= Tewelde Goitom =

Tewelde Goitom, or Walid or Welid, (born c. 1984) is an Eritrean human trafficker and smuggler.

Between 2014 and 2018, he was "at the heart of a particularly brutal and lucrative trade in desperate migrants trying to reach Europe" and boasted that he moved "15,000 people across the sea to Europe in 2015 alone".

He was arrested in March 2020, tried and in 2021 found guilty and sentencted to 18 years in prison in Ethiopia. Eritrean journalist Meron Estefanos predicted that he would be able to bribe his guards and escape like ringleader Kidane Zekarias Habtemariam, who had escaped detention in mid-February 2021.

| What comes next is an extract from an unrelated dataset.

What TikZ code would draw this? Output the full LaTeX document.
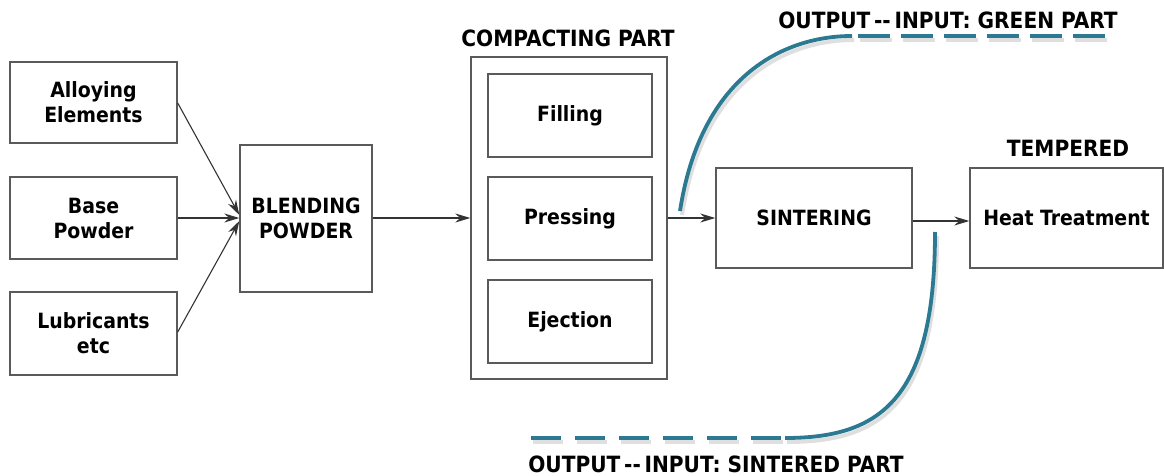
\documentclass[tikz,border=0pt]{standalone}
\usepackage{fontspec}
\setmainfont{DejaVu Sans Condensed}
\usetikzlibrary{arrows.meta}
\definecolor{teal1}{HTML}{2B7A92}
\definecolor{boxline}{HTML}{5A5A5A}
\tikzset{
  x=1pt, y=-1pt,
  box/.style={draw=boxline, line width=1.4pt, fill=white, inner sep=0pt, align=center, font=\fontsize{21}{25}\selectfont\bfseries},
  head/.style={inner sep=0pt, font=\fontsize{22.4}{26}\selectfont\bfseries},
  conn/.style={draw=black!80, line width=1.1pt, -{Stealth[length=15pt,width=9pt]}},
  tealline/.style={draw=teal1, line width=3.8pt},
  shadowline/.style={draw=black!25, line width=4pt, opacity=0.5},
}
\begin{document}
\begin{tikzpicture}
\useasboundingbox (0,0) rectangle (1164,476);
% boxes
\node[box, minimum width=167pt, minimum height=81pt] (alloy) at (93.5,102.5) {Alloying\\Elements};
\node[box, minimum width=167pt, minimum height=82pt] (base) at (93.5,218) {Base\\Powder};
\node[box, minimum width=167pt, minimum height=83pt] (lub) at (93.5,333.5) {Lubricants\\etc};
\node[box, minimum width=132pt, minimum height=147pt] (blend) at (306,218.5) {BLENDING\\POWDER};
\node[box, minimum width=196pt, minimum height=322pt] (comp) at (569,218) {};
\node[box, minimum width=164pt, minimum height=83pt] (fill) at (570,115.5) {Filling};
\node[box, minimum width=164pt, minimum height=83pt] (press) at (570,218.5) {Pressing};
\node[box, minimum width=164pt, minimum height=83pt] (eject) at (570,321.5) {Ejection};
\node[box, minimum width=196pt, minimum height=100pt] (sinter) at (814,218) {SINTERING};
\node[box, minimum width=193pt, minimum height=100pt] (heat) at (1066.5,218) {Heat Treatment};
% headings
\node[head] (comphead) at (568,38) {COMPACTING PART};
\node[head] (temphead) at (1068,148) {TEMPERED};
\node[head] (greenlbl) at (948,20) {OUTPUT\,-{}-\,INPUT: GREEN PART};
\node[head] (sintlbl) at (716,464) {OUTPUT\,-{}-\,INPUT: SINTERED PART};
% connectors
\draw[conn] (alloy.east |- 0,103) -- (blend.west |- 0,215);
\draw[conn] (base.east) -- (blend.west |- 0,218);
\draw[conn] (lub.east |- 0,332) -- (blend.west |- 0,221);
\draw[conn] (blend.east |- 0,218) -- (comp.west |- 0,218);
\draw[conn] (comp.east |- 0,218) -- (sinter.west |- 0,218);
\draw[conn] (sinter.east |- 0,221) -- (heat.west |- 0,221);
% teal curves
\coordinate (g0) at (680,211);
\coordinate (g1) at (852,36);
\coordinate (g2) at (1106,36);
\coordinate (s0) at (935,232);
\coordinate (s1) at (785,438);
\coordinate (s2) at (522,438);
\begin{scope}[shift={(2,4)}]
\draw[shadowline] (680,211) .. controls (700,80) and (780,36) .. (852,36);
\draw[shadowline, dash pattern=on 32pt off 11pt, dash phase=-6pt] (852,36) -- (1106,36);
\draw[shadowline] (935,232) .. controls (935,400) and (880,438) .. (785,438);
\draw[shadowline, dash pattern=on 30pt off 14pt, dash phase=-4pt] (785,438) -- (522,438);
\end{scope}
\draw[tealline] (g0) .. controls (700,80) and (780,36) .. (g1);
\draw[tealline, dash pattern=on 32pt off 11pt, dash phase=-6pt] (g1) -- (g2);
\draw[tealline] (s0) .. controls (935,400) and (880,438) .. (s1);
\draw[tealline, dash pattern=on 30pt off 14pt, dash phase=-4pt] (s1) -- (s2);
\end{tikzpicture}
\end{document}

In 2022, Ethiopia extradited Tewelde Goitom to the Netherlands and on January 10, 2023, he appeared at a pretrial hearing in the Dutch town of Zwolle, where he claimed he was a victim of mistaken identity. The prosecution wanted to join his case with that of Kidane Zekarias Habtemariam, who had been arrested again January 1, 2023 in Khartoum, Sudan.

Goitom's trial began on 3 November 2025. On 27 January 2026, the Overijssel District Court handed down the maximum sentence of 20 years' jail due to both the nature and scale of the crimes; victims mentioned "a litany of abuses, including torture, starvation, and sexual violence, painting a chilling picture of daily life within these detention sites".